Letters to Jackie, a book by the historian Ellen Fitzpatrick that has just been published, contains only a tiny sample of the tidal wave of sympathy and sorrow that Americans directed towards the late president's widow.

"I'm just an average American," wrote Marilyn Davenport of New York, "...but I will always have a warm spot in my heart for both of you as long as I live." Another of the 250 letters in the book grappled with the enormity of what had happened: "In two seconds, history's course was changed," a young man wrote. "The irrationality of life will never be more clearly set down for us. I grieve for John Fitzgerald Kennedy."

The President died on the afternoon of Friday 22 November 1963. By Monday, 45,000 letters had arrived at the White House. Within a week, an estimated 250,000 more arrived at the family home in Massachusetts.

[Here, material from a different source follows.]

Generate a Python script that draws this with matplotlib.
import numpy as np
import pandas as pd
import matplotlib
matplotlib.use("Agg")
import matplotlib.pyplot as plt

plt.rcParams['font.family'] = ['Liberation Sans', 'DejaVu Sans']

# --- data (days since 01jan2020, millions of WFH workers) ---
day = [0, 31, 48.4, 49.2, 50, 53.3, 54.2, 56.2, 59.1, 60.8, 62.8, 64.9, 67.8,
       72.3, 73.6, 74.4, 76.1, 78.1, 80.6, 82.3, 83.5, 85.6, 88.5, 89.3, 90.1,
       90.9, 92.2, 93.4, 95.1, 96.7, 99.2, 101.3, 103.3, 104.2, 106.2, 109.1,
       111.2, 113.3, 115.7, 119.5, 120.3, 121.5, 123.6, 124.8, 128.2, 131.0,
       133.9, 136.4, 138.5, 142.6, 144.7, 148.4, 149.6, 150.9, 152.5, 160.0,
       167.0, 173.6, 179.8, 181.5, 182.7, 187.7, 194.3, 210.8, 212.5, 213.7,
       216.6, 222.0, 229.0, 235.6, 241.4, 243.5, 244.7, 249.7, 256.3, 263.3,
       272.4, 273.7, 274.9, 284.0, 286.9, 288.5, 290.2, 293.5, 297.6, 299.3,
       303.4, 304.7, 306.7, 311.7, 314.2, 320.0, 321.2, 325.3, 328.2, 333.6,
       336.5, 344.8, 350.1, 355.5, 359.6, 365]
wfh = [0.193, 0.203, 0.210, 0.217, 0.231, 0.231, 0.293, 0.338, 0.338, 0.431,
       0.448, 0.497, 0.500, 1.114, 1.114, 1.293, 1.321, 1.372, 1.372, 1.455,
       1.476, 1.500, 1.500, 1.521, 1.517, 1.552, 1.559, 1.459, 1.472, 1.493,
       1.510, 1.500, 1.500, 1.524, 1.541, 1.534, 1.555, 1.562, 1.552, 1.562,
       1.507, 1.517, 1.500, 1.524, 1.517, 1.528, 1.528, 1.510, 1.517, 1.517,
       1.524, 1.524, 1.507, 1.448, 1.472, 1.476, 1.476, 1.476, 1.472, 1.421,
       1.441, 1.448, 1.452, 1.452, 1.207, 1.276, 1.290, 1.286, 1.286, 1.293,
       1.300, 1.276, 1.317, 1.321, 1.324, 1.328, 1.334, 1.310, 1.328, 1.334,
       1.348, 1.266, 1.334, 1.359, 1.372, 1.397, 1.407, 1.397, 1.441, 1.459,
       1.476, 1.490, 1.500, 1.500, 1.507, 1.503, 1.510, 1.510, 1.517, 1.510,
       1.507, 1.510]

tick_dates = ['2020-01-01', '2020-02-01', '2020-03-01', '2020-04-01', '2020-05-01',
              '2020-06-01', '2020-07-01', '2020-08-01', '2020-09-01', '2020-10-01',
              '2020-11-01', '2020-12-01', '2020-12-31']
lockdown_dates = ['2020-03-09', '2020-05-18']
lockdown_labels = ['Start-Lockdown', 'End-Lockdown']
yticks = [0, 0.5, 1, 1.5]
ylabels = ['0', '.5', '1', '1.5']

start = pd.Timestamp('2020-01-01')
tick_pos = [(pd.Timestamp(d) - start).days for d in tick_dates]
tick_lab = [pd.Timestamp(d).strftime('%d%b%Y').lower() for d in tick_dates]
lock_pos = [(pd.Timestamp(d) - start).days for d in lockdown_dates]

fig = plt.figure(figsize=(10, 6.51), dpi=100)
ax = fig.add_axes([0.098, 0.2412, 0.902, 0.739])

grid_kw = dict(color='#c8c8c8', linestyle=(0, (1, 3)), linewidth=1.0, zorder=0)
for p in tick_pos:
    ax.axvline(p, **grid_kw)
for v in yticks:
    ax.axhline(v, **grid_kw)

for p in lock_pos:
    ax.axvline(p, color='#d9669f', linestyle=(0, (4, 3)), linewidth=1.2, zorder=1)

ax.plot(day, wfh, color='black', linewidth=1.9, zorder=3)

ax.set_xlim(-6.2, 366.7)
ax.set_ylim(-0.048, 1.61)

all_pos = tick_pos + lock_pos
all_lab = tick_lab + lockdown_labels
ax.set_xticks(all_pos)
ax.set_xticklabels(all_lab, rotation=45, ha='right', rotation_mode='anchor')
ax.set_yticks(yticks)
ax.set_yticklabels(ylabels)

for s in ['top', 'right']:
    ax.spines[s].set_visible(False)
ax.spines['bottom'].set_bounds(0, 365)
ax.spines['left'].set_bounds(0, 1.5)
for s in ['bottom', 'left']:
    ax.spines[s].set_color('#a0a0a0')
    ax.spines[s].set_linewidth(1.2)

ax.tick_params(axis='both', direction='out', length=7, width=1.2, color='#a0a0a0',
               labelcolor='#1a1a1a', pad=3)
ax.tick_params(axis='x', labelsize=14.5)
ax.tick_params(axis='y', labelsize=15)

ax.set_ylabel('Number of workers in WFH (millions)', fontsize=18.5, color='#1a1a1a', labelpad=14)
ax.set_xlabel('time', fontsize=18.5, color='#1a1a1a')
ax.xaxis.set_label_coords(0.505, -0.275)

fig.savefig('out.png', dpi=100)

Schoolgirl Jane Dryden, 11, was among the most dogged, churning out a letter a week for six months straight. By mid-January 1964, when Jackie made a brief television appearance to thank the American people for their support, she had received 800,000 letters. "Whenever I can bear to, I read them," she said. After two years the number of letters exceeded 1.5 million.

Most who wrote received a black-bordered note card in return, bearing the family coat of arms of three gold helmets, and the message that "Mrs Kennedy is deeply appreciative of your sympathy and grateful for your kindness."

If stored in their entirety the letters would have filled a quarter of a mile of shelves, and inevitably most were destroyed. But 200,000 were sent to JFK's Presidential Library in Boston, where for decades they stayed virtually undisturbed until Ms Fitzpatrick found them.

On Thursday, she returns to the scene of the crime for a book-signing in Dallas, at the Sixth Floor museum at Dealey Plaza, complete with the window from which Lee Harvey Oswald fired the fatal shots. Today, after nearly 47 years, the impact of the assassination on Dallas has faded. For some of the population at the time however, it was too much to bear.

"Today my heart is SO HEAVY I feel I must express myself to you," one Robert Wood wrote to Jackie on November 22, 1963. I must tell you how VERY ASHAMED I am to be living in this city ... God would I could move from this place this hour."